The theory that holds “good blood” or “bad blood” as a moral-intellectual criterion, can lead to nothing but torrents of blood in practice. Brute force is the only avenue of action open to men who regard themselves as mindless aggregates of chemicals.

Modern racists attempt to prove the superiority or inferi­ority of a given race by the historical achievements of some of its members. The frequent historical spectacle of a great innovator who, in his lifetime, is jeered, denounced, ob­structed, persecuted by his countrymen, and then, a few years after his death, is enshrined in a national monument and hailed as a proof of the greatness of the German (or French or Italian or Cambodian) race—is as revolting a spectacle of collectivist expropriation, perpetrated by rac­ists, as any expropriation of material wealth perpetrated by communists.

Just as there is no such thing as a collective or racial mind, so there is no such thing as a collective or racial achievement. There are only individual minds and individ­ual achievements—and a culture is not the anonymous prod­uct of undifferentiated masses, but the sum of the intellectual achievements of individual men.
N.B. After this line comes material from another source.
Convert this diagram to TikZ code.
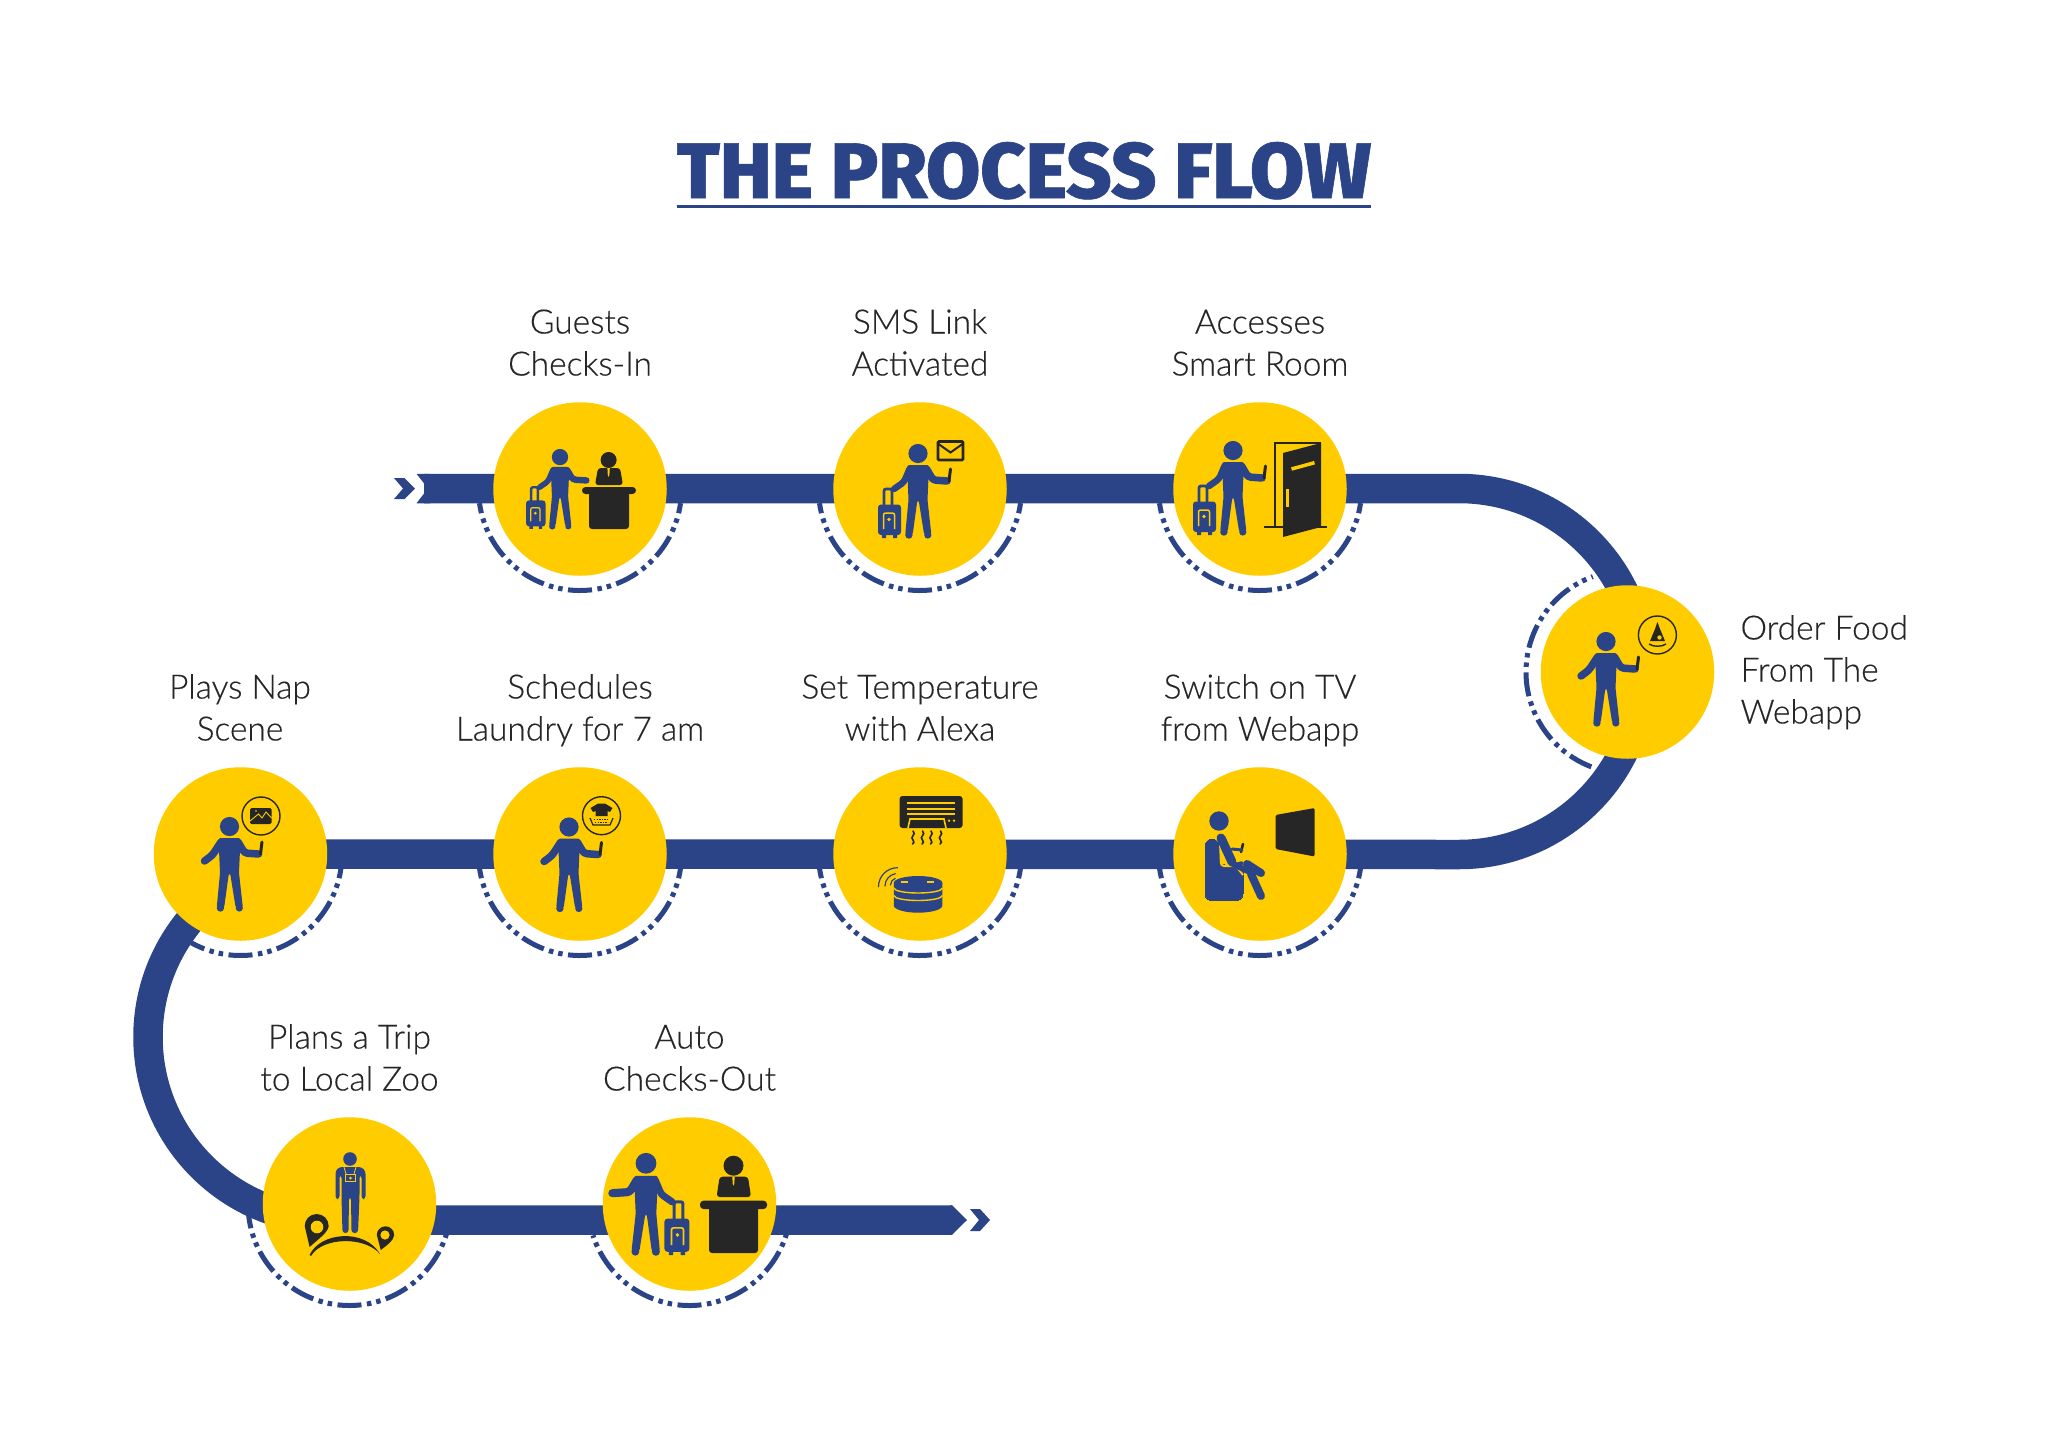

Even if it were proved—which it is not—that the inci­dence of men of potentially superior brain power is greater among the members of certain races than among the mem­bers of others, it would still tell us nothing about any given individual and it would be irrelevant to one’s judgment of him. A genius is a genius, regardless of the number of mo­rons who belong to the same race—and a moron is a moron, regardless of the number of geniuses who share his racial origin. It is hard to say which is the more outrageous injustice: the claim of Southern racists that a Negro genius should be treated as an inferior because his race has “pro­duced” some brutes—or the claim of a German brute to the status of a superior because his race has “produced” Goethe, Schiller and Brahms.

These are not two different claims, of course, but two applications of the same basic premise. The question of whether one alleges the superiority or the inferiority of any given race is irrelevant; racism has only one psychological root: the racist’s sense of his own inferiority.

Like every other form of collectivism, racism is a quest for the unearned. It is a quest for automatic knowledge—for an automatic evaluation of men’s characters that by­passes the responsibility of exercising rational or moral judgment—and, above all, a quest for an automatic self-esteem (or pseudo-self-esteem).